Fatalists twist the doctrine of karma
My teacher, Hari Prasad Shastri, brought out particularly strongly that we must not be fatalists. Some holy text can be used to support fatalism, to make people members of apathetics anonymous. “Whatever will be, will be”, they echo the rich gentry and aristocrats in the last act of the Viennese Opera Die Fledermause. These are people with the false serenity of the rich who feel that whatever will be, they will have the financial resources to meet it. “If God is busy, I have my cheque book”. They feel, too, that they are especially worthy of their favourable circumstances: “Call me a philosopher if you will, but what I say is, if we didn’t belong on top, we wouldn’t be on top.”
These fatalists twist the doctrine of karma to excuse themselves from making efforts. In the famous case presented by Jesus, a Jew coming down from worshipping at the Temple in Jerusalem is attacked by thieves who leave him for dead on the wayside. A passing priest assumes the man is dead; it would be a pollution for him to touch a dead body, and he would have to purify himself for a week before resuming his duties. So he passes by on the other side.

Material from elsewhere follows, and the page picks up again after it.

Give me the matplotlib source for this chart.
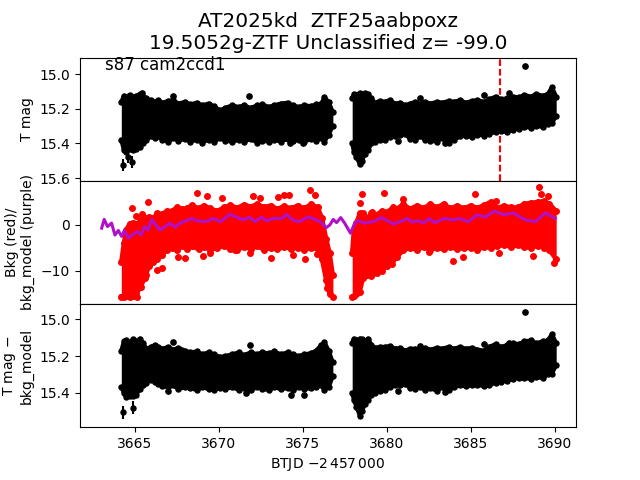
import matplotlib
matplotlib.use('Agg')
from matplotlib import pyplot as plt

# light curve envelopes (BTJD, mag)
t_a = [3664.2, 3664.35, 3664.5, 3664.7, 3664.9, 3665.1, 3665.3, 3665.5, 3665.7, 3665.95, 3666.2, 3666.4, 3666.65,
       3667.0, 3667.3, 3667.6, 3668.0, 3668.3, 3668.7, 3669.0, 3669.4, 3669.7, 3670.1, 3670.4, 3670.8, 3671.2, 3671.5,
       3671.9, 3672.3, 3672.6, 3673.0, 3673.3, 3673.7, 3674.1, 3674.4, 3674.8, 3675.1, 3675.5, 3675.8, 3676.1, 3676.3,
       3676.55, 3676.8]
t_b = [3677.95, 3678.05, 3678.2, 3678.4, 3678.55, 3678.7, 3678.9, 3679.1, 3679.3, 3679.6, 3679.9, 3680.2, 3680.5,
       3680.8, 3681.1, 3681.4, 3681.7, 3682.0, 3682.3, 3682.6, 3683.0, 3683.3, 3683.7, 3684.0, 3684.4, 3684.7, 3685.1,
       3685.4, 3685.8, 3686.1, 3686.5, 3686.8, 3687.2, 3687.5, 3687.9, 3688.2, 3688.6, 3688.9, 3689.3, 3689.6, 3689.85,
       3690.1]

mag_top_a = [15.16, 15.125, 15.13, 15.12, 15.135, 15.125, 15.115, 15.13, 15.14, 15.15, 15.16, 15.15, 15.165,
             15.155, 15.15, 15.17, 15.16, 15.175, 15.165, 15.18, 15.17, 15.185, 15.21, 15.195, 15.18, 15.19, 15.18,
             15.195, 15.18, 15.175, 15.19, 15.18, 15.17, 15.165, 15.18, 15.19, 15.18, 15.185, 15.175, 15.17, 15.135,
             15.16, 15.22]
mag_bot_a = [15.38, 15.44, 15.45, 15.43, 15.44, 15.43, 15.42, 15.40, 15.38, 15.36, 15.37, 15.36, 15.38,
             15.39, 15.37, 15.385, 15.375, 15.39, 15.38, 15.395, 15.38, 15.39, 15.37, 15.385, 15.39, 15.38, 15.39,
             15.375, 15.395, 15.385, 15.39, 15.38, 15.39, 15.375, 15.385, 15.38, 15.39, 15.375, 15.385, 15.37, 15.39,
             15.35, 15.30]
mag_top_b = [15.14, 15.115, 15.12, 15.11, 15.12, 15.11, 15.115, 15.14, 15.165, 15.155, 15.16, 15.15, 15.17,
             15.165, 15.18, 15.17, 15.16, 15.175, 15.16, 15.17, 15.16, 15.165, 15.155, 15.16, 15.15, 15.165, 15.155,
             15.15, 15.16, 15.145, 15.13, 15.145, 15.14, 15.13, 15.135, 15.12, 15.13, 15.115, 15.125, 15.115, 15.075,
             15.13]
mag_bot_b = [15.40, 15.45, 15.48, 15.52, 15.50, 15.46, 15.44, 15.40, 15.39, 15.38, 15.38, 15.365, 15.36,
             15.35, 15.345, 15.375, 15.38, 15.36, 15.38, 15.385, 15.39, 15.37, 15.395, 15.38, 15.36, 15.355, 15.365,
             15.35, 15.355, 15.345, 15.335, 15.33, 15.335, 15.32, 15.315, 15.305, 15.31, 15.30, 15.305, 15.29, 15.285,
             15.24]
tail_t = [3664.28, 3664.58, 3664.85]
tail_mag = [15.525, 15.48, 15.507]
dot_t = [3665.45, 3667.3, 3671.8, 3674.25, 3675.05, 3680.65, 3682.0, 3683.5, 3685.8, 3687.3, 3688.25]
dot_mag = [15.11, 15.127, 15.127, 15.40, 15.40, 15.385, 15.14, 15.40, 15.12, 15.11, 14.955]

# background, red points
r_a = [3664.2, 3664.35, 3664.5, 3664.7, 3664.9, 3665.1, 3665.35, 3665.6, 3665.85, 3666.1, 3666.35, 3666.6, 3666.9,
       3667.2, 3667.5, 3667.8, 3668.1, 3668.4, 3668.8, 3669.1, 3669.5, 3669.9, 3670.3, 3670.7, 3671.1, 3671.5, 3671.9,
       3672.3, 3672.7, 3673.1, 3673.5, 3673.9, 3674.3, 3674.7, 3675.1, 3675.5, 3675.9, 3676.15, 3676.4, 3676.6, 3676.8]
bkg_top_a = [-8.0, -4.0, -1.0, 0.3, 0.5, 0.2, 1.0, 1.5, 1.8, 1.5, 2.5, 2.3, 3.0,
             3.0, 3.8, 3.5, 3.6, 4.3, 3.6, 4.2, 3.6, 3.0, 3.8, 4.3, 3.7, 4.4, 4.0,
             4.5, 3.9, 4.2, 3.5, 4.1, 3.6, 4.2, 3.6, 4.5, 3.8, 1.5, -3.0, -6.0, -11.0]
bkg_bot_a = [-15.6, -15.7, -15.5, -15.7, -15.5, -15.0, -13.5, -11.5, -9.0, -8.0, -7.5, -6.5, -5.5,
             -5.0, -5.5, -4.5, -5.2, -4.6, -5.3, -4.8, -5.4, -5.0, -4.6, -5.2, -5.4, -4.8, -5.2,
             -4.6, -5.4, -5.0, -5.3, -4.8, -5.2, -5.0, -5.4, -5.0, -5.3, -7.5, -12.0, -15.0, -15.7]
r_b = [3677.95, 3678.05, 3678.2, 3678.4, 3678.6, 3678.85, 3679.1, 3679.4, 3679.7, 3680.0, 3680.3, 3680.6, 3681.0,
       3681.4, 3681.8, 3682.2, 3682.6, 3683.0, 3683.4, 3683.8, 3684.2, 3684.6, 3685.0, 3685.4, 3685.8, 3686.2, 3686.6,
       3687.0, 3687.4, 3687.8, 3688.2, 3688.6, 3689.0, 3689.4, 3689.7, 3690.1]
bkg_top_b = [-6.0, -1.0, 0.5, 2.5, 2.5, 1.5, 2.5, 2.2, 3.0, 2.8, 3.5, 3.5, 4.5,
             3.5, 4.2, 3.7, 4.5, 3.8, 4.6, 3.6, 4.2, 3.6, 4.2, 3.7, 4.3, 5.0, 3.7,
             4.2, 3.8, 3.8, 4.6, 4.8, 5.0, 5.2, 4.6, 3.0]
bkg_bot_b = [-15.6, -15.5, -15.0, -14.5, -11.5, -11.0, -11.2, -10.5, -10.0, -9.0, -8.5, -7.0, -5.5,
             -5.0, -5.4, -4.8, -5.4, -5.0, -5.3, -4.8, -5.3, -5.0, -5.0, -5.4, -4.8, -5.0, -4.6,
             -4.3, -4.8, -4.4, -4.8, -5.0, -4.5, -5.0, -5.5, -7.5]
bkg_out_t = [3664.85, 3665.1, 3665.45, 3665.8, 3668.7, 3669.3, 3670.2, 3672.05, 3672.45, 3673.55, 3673.9, 3674.2, 3675.45,
             3675.75, 3665.15, 3665.7, 3666.3, 3666.65, 3667.6, 3668.0, 3669.05, 3669.5, 3671.0, 3671.85, 3673.1, 3674.45,
             3675.15, 3675.85, 3676.45, 3678.4, 3678.55, 3679.15, 3679.85, 3680.4, 3681.0, 3682.55, 3683.95, 3684.55,
             3685.25, 3686.5, 3686.7, 3688.7, 3689.05, 3689.2, 3689.6, 3689.95]
bkg_out_v = [3.7, 2.0, 2.3, 5.0, 6.9, 6.2, 5.9, 6.2, 5.9, 6.1, 6.5, 6.6, 7.5,
             6.5, -15.6, -11.0, -9.8, -9.3, -7.0, -7.2, -6.7, -6.1, -5.4, -6.1, -7.2, -6.5,
             -7.5, -6.3, -13.8, 4.8, 6.7, 2.8, 7.0, 3.8, 5.7, -5.9, -7.8, -7.0,
             6.7, 5.3, -6.2, -6.7, 8.3, 6.8, 6.4, -8.3]

# bkg_model, purple line
model_t = [3663.03, 3663.18, 3663.38, 3663.62, 3663.82, 3664.02, 3664.22, 3664.38, 3664.62, 3664.98, 3665.18, 3665.38,
           3665.58, 3665.8, 3666.0, 3666.5, 3667.1, 3667.4, 3667.7, 3668.4, 3668.7, 3669.2, 3669.7, 3670.1, 3670.65,
           3671.45, 3671.85, 3672.15, 3672.55, 3672.85, 3673.25, 3673.75, 3674.05, 3674.4, 3674.8, 3675.35, 3676.05,
           3676.4, 3676.62, 3676.82, 3677.02, 3677.27, 3677.5, 3677.85, 3678.1, 3678.3, 3678.7, 3679.2, 3679.7, 3680.4,
           3680.8, 3681.25, 3681.5, 3681.9, 3682.2, 3682.55, 3682.85, 3683.45, 3683.95, 3684.35, 3684.85, 3685.4,
           3685.9, 3686.4, 3687.0, 3687.55, 3688.25, 3688.85, 3689.45, 3690.05]
model_v = [-0.7, 1.2, -0.35, 0.4, -2.2, -1.2, -2.5, -1.2, -2.9, -1.8, -1.45, -2.2,
           -0.35, -1.1, 1.2, -1.1, 0.4, -0.5, 0.4, 1.4, 0.9, 0.7, 1.4, 0.7, 2.3,
           1.1, 1.7, 0.7, 1.7, 0.9, 1.4, 1.4, 2.3, 1.1, 0.7, 1.8, 0.7,
           -0.6, 0.0, 1.2, 0.5, 1.6, 0.4, -1.8, 0.4, 0.9, 0.4, 0.7, 1.6, 0.2,
           0.7, 1.4, 0.6, 0.9, 0.4, 1.4, 0.5, 1.4, 1.1, 1.4, 0.7, 2.2,
           1.7, 3.0, 2.2, 2.6, 1.1, 0.7, 2.6, 1.4]

# bkg-corrected magnitudes
corr_top_a = [15.17, 15.12, 15.115, 15.125, 15.11, 15.12, 15.105, 15.13, 15.16, 15.15, 15.14, 15.15, 15.16,
              15.15, 15.165, 15.155, 15.17, 15.18, 15.175, 15.19, 15.18, 15.19, 15.205, 15.20, 15.19, 15.18, 15.195,
              15.18, 15.19, 15.18, 15.185, 15.175, 15.19, 15.18, 15.19, 15.20, 15.19, 15.185, 15.17, 15.14, 15.125,
              15.17, 15.235]
corr_bot_a = [15.37, 15.40, 15.425, 15.42, 15.415, 15.41, 15.38, 15.36, 15.345, 15.33, 15.34, 15.35, 15.365,
              15.37, 15.36, 15.38, 15.37, 15.375, 15.385, 15.37, 15.38, 15.385, 15.375, 15.38, 15.37, 15.385, 15.375,
              15.385, 15.37, 15.38, 15.385, 15.37, 15.38, 15.375, 15.385, 15.37, 15.38, 15.375, 15.37, 15.36, 15.385,
              15.37, 15.31]
corr_top_b = [15.13, 15.105, 15.115, 15.105, 15.11, 15.12, 15.105, 15.14, 15.155, 15.15, 15.15, 15.145, 15.16,
              15.155, 15.17, 15.16, 15.16, 15.17, 15.155, 15.165, 15.155, 15.16, 15.15, 15.16, 15.15, 15.16, 15.155,
              15.165, 15.17, 15.15, 15.135, 15.15, 15.14, 15.13, 15.135, 15.12, 15.115, 15.13, 15.12, 15.115, 15.08,
              15.13]
corr_bot_b = [15.40, 15.44, 15.475, 15.525, 15.50, 15.46, 15.44, 15.41, 15.40, 15.39, 15.385, 15.37, 15.36,
              15.355, 15.35, 15.375, 15.38, 15.37, 15.385, 15.375, 15.39, 15.37, 15.385, 15.37, 15.36, 15.365, 15.36,
              15.355, 15.365, 15.36, 15.345, 15.34, 15.335, 15.325, 15.32, 15.32, 15.325, 15.315, 15.32, 15.30, 15.295,
              15.25]
corr_tail_t = [3664.28, 3664.88]
corr_tail_mag = [15.507, 15.48]
corr_dot_t = [3667.0, 3667.3, 3671.65, 3671.85, 3674.3, 3675.07, 3680.65, 3682.0, 3683.5, 3685.8, 3687.3, 3688.25]
corr_dot_mag = [15.39, 15.125, 15.40, 15.14, 15.41, 15.41, 15.39, 15.146, 15.395, 15.135, 15.13, 14.962]

peak_t = 3686.76
tick_x = [3665, 3670, 3675, 3680, 3685, 3690]


def draw_mass(ax, t, top, bot, colour, size=3.6):
    ax.fill_between(t, top, bot, color=colour, lw=0, zorder=2)
    # thick edge lines close the notches between the dots
    ax.plot(t, top, 'o-', color=colour, ms=size, lw=size * 0.8, zorder=2)
    ax.plot(t, bot, 'o-', color=colour, ms=size, lw=size * 0.8, zorder=2)


fig, axes = plt.subplots(3, 1, sharex=True)
plt.subplots_adjust(hspace=0)
ax1, ax2, ax3 = axes

# top panel
ax1.axvline(peak_t, color='r', ls='--', lw=1.5, dashes=(3.2, 1.4), zorder=1)
draw_mass(ax1, t_a, mag_top_a, mag_bot_a, 'k')
draw_mass(ax1, t_b, mag_top_b, mag_bot_b, 'k')
ax1.errorbar(tail_t, tail_mag, yerr=0.035, fmt='o', color='k', ms=3.6, lw=1.5)
ax1.plot(dot_t, dot_mag, 'o', color='k', ms=3.8)
ax1.set_ylim(15.616, 14.905)
ax1.set_yticks([15.0, 15.2, 15.4, 15.6])
ax1.set_ylabel('T mag')
ax1.text(3663.22, 15.0, 's87 cam2ccd1', fontsize=12, va='bottom')

# middle panel
draw_mass(ax2, r_a, bkg_top_a, bkg_bot_a, 'r', size=4)
draw_mass(ax2, r_b, bkg_top_b, bkg_bot_b, 'r', size=4)
ax2.plot(bkg_out_t, bkg_out_v, 'o', color='r', ms=4)
ax2.plot(model_t, model_v, '-', color='#b010c8', lw=2.2, zorder=3)
ax2.set_ylim(-17.2, 9.6)
ax2.set_yticks([-10, 0])
ax2.set_ylabel('Bkg (red)/\nbkg_model (purple)')

# bottom panel
draw_mass(ax3, t_a, corr_top_a, corr_bot_a, 'k')
draw_mass(ax3, t_b, corr_top_b, corr_bot_b, 'k')
ax3.errorbar(corr_tail_t, corr_tail_mag, yerr=0.035, fmt='o', color='k', ms=3.6, lw=1.5)
ax3.plot(corr_dot_t, corr_dot_mag, 'o', color='k', ms=3.8)
ax3.set_ylim(15.587, 14.917)
ax3.set_yticks([15.0, 15.2, 15.4])
ax3.set_ylabel('T mag $-$\nbkg_model')

ax3.set_xlim(3661.74, 3691.28)
ax3.set_xticks(tick_x)
ax3.set_xlabel('BTJD $-2\\,457\\,000$')

fig.suptitle('AT2025kd  ZTF25aabpoxz\n19.5052g-ZTF Unclassified z= -99.0', fontsize=14.4, x=0.5125, y=0.975)

fig.savefig('out.png', dpi=100)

Similarly, a Levite, chosen as the village representative to serve in the Temple for two weeks does not want to disqualify himself by touching a dead body. He too passes by on the other side.
The third man is a Samaritan, a foreigner despised by orthodox Jews as unclean. He examines the injured man, finds he is not dead, washes his wounds and takes him to a hostel where he pays them to look after him.
Now the fatalist argues that the priest and the Levite did no harm to the victim. If it was his karma to be picked up and looked after then he would be picked up and looked after, as indeed he was. And if it was his Karma to die then and there, nothing the Samariton or anyone else could do could save his life. What had to be, had to be.
This is a sort of fatalism which leads to apathy and pure tamas, darkness as our teacher repeatedly said, can be extended indefinitely. Suppose I have promised to buy a ticket to a concert for an old lady who particularly wants to hear it. Somehow I forget to buy it in time and she cannot go. Now the pseudo-fatalist argues to himself: “If her karma did not justify her getting to the concert she could never get to it. And her karma clearly did not justify it because she did not get there, and could never of got there. Even if I had not forgotten to buy the ticket she would not of got there; the taxi would have had an accident on the way, or perhaps she would have been taken ill suddenly. But she could never have got there, because her karma did not allow it. So, in a way, my forgetting was a good thing for her – Perhaps it saved her from an accident or illness or some other Karmic catastrophe.”
These surface fatalists do not apply the same reasoning when someone carelessly upsets a hot saucepan full of soup over them. They don’t say, “Oh, it had to happen” but shout “Why don’t you take more care, damn it.”
In these ways, he said, holy texts can be distorted into fatalism and the corresponding inertia. Some of them even quote the Gita: “Every man follows his nature; what will restraint avail?” They argue that if one’s nature is laziness physical or spiritual it must therefore to be useless to struggle against it. They do not know the next verse in the Gita, which shows as S’ankara says that man frees himself from his nature by giving up his tight clutching hold on his likes and dislikes.
But if we examine the Gita we shall find that words based on the route ‘yat’ meaning to strive, occur more than thirty times and many more times in the commentary of S’ankara. The Gita says at the beginning of Chapter VII: ‘ among thousands of men one perhaps strives for perfection; and of those who strive and are perfect, one perhaps attains…’ and many similar examples. Any apparent fatalism, depending on supposed impossibility of changing one’s basic nature is ruled out by the many references to striving accompanied with detachment. And it is also ruled out by many passages in the Gita beautifully summarised in the word of Jesus ” What is impossible for man is possible for God.”
Then in one of the places where S’ankara sums up his teaching on a particular point, he says (Chapter II commentary) he says: “As everywhere with the Adhyatma teaching, the qualities natural to the one who has succeeded are given as goals to be achieved by effort, for the aspirant.”